### TASK OBJECTIVE
Beginning with the first line, set down every line through the one containing "bin_width = 0.25", exactly as it appears, but not the pictures.

### DATA LINES
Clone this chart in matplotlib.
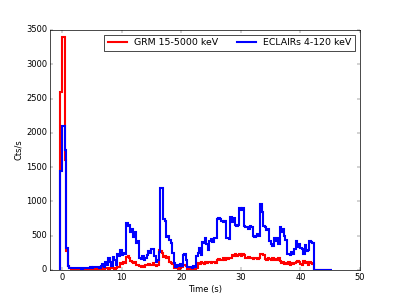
import numpy as np
import matplotlib
matplotlib.use('Agg')
import matplotlib.pyplot as plt

plt.style.use('classic')

# light curves, 0.25 s bins starting at t = -0.25 s
t_start = -0.25
bin_width = 0.25

grm = [2600, 3400, 3400, 1600, 280, 60, 25, 20,
       20, 15, 20, 15, 15, 20, 15, 15,
       15, 20, 15, 20, 20, 15, 20, 15,
       20, 25, 15, 20, 25, 20, 30, 25,
       20, 30, 25, 35, 20, 30, 40, 50,
       100, 90, 110, 100, 190, 200, 170, 130,
       120, 100, 110, 80, 70, 60, 50, 60,
       50, 70, 80, 90, 70, 80, 100, 70,
       60, 80, 290, 280, 250, 190, 200, 180,
       190, 120, 100, 90, 30, 25, 30, 20,
       25, 40, 80, 80, 60, 20, 25, 20,
       20, 25, 20, 30, 100, 90, 110, 100,
       90, 110, 100, 120, 110, 100, 120, 110,
       100, 150, 160, 140, 150, 170, 150, 170,
       160, 180, 170, 220, 200, 230, 210, 220,
       240, 200, 240, 220, 180, 170, 190, 170,
       170, 160, 180, 170, 160, 170, 240, 230,
       220, 160, 150, 170, 160, 140, 170, 150,
       160, 150, 170, 130, 100, 110, 90, 100,
       90, 110, 80, 100, 90, 100, 110, 130,
       120, 90, 80, 130, 100, 110, 80, 120,
       100, 90, 0, 0, 0, 0, 0, 0,
       0, 0, 0, 0, 0, 0]

eclairs = [1450, 2100, 2100, 1750, 320, 60, 30, 30,
           30, 25, 30, 25, 25, 30, 20, 25,
           25, 30, 25, 35, 40, 30, 45, 40,
           50, 40, 30, 60, 90, 50, 110, 70,
           170, 120, 60, 190, 150, 80, 230, 210,
           290, 220, 250, 230, 680, 640, 660, 560,
           600, 480, 550, 400, 420, 180, 160, 200,
           150, 170, 220, 280, 250, 300, 310, 200,
           120, 140, 260, 1190, 1190, 750, 720, 480,
           500, 440, 400, 250, 100, 50, 80, 60,
           90, 60, 220, 240, 150, 50, 40, 50,
           30, 60, 40, 200, 250, 320, 220, 410,
           400, 460, 380, 290, 430, 450, 410, 460,
           460, 740, 760, 740, 720, 700, 720, 470,
           460, 450, 780, 700, 760, 650, 640, 660,
           900, 880, 900, 640, 620, 630, 600, 640,
           620, 500, 480, 490, 530, 490, 960, 850,
           640, 620, 580, 600, 420, 380, 350, 460,
           420, 460, 380, 620, 560, 600, 500, 440,
           240, 230, 220, 260, 230, 300, 430, 340,
           380, 320, 300, 230, 360, 270, 290, 420,
           410, 400, 0, 0, 0, 0, 0, 0,
           0, 0, 0, 0, 0, 0]

edges = t_start + bin_width * np.arange(len(grm) + 1)

fig = plt.figure(figsize=(8, 6))
ax = fig.add_subplot(111)
ax.stairs(grm, edges, color='r', linewidth=3, label='GRM 15-5000 keV')
ax.stairs(eclairs, edges, color='b', linewidth=3, label='ECLAIRs 4-120 keV')
ax.set_xlim(-2, 50)
ax.set_ylim(0, 3500)
ax.set_xlabel('Time (s)', fontsize=12)
ax.set_ylabel('Cts/s', fontsize=12)
ax.legend(loc='upper right', ncol=2, fontsize=13.5)
fig.savefig('out.png', dpi=50)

### RESPONSE BELOW
Clone this chart in matplotlib.
import numpy as np
import matplotlib
matplotlib.use('Agg')
import matplotlib.pyplot as plt

plt.style.use('classic')

# light curves, 0.25 s bins starting at t = -0.25 s
t_start = -0.25
bin_width = 0.25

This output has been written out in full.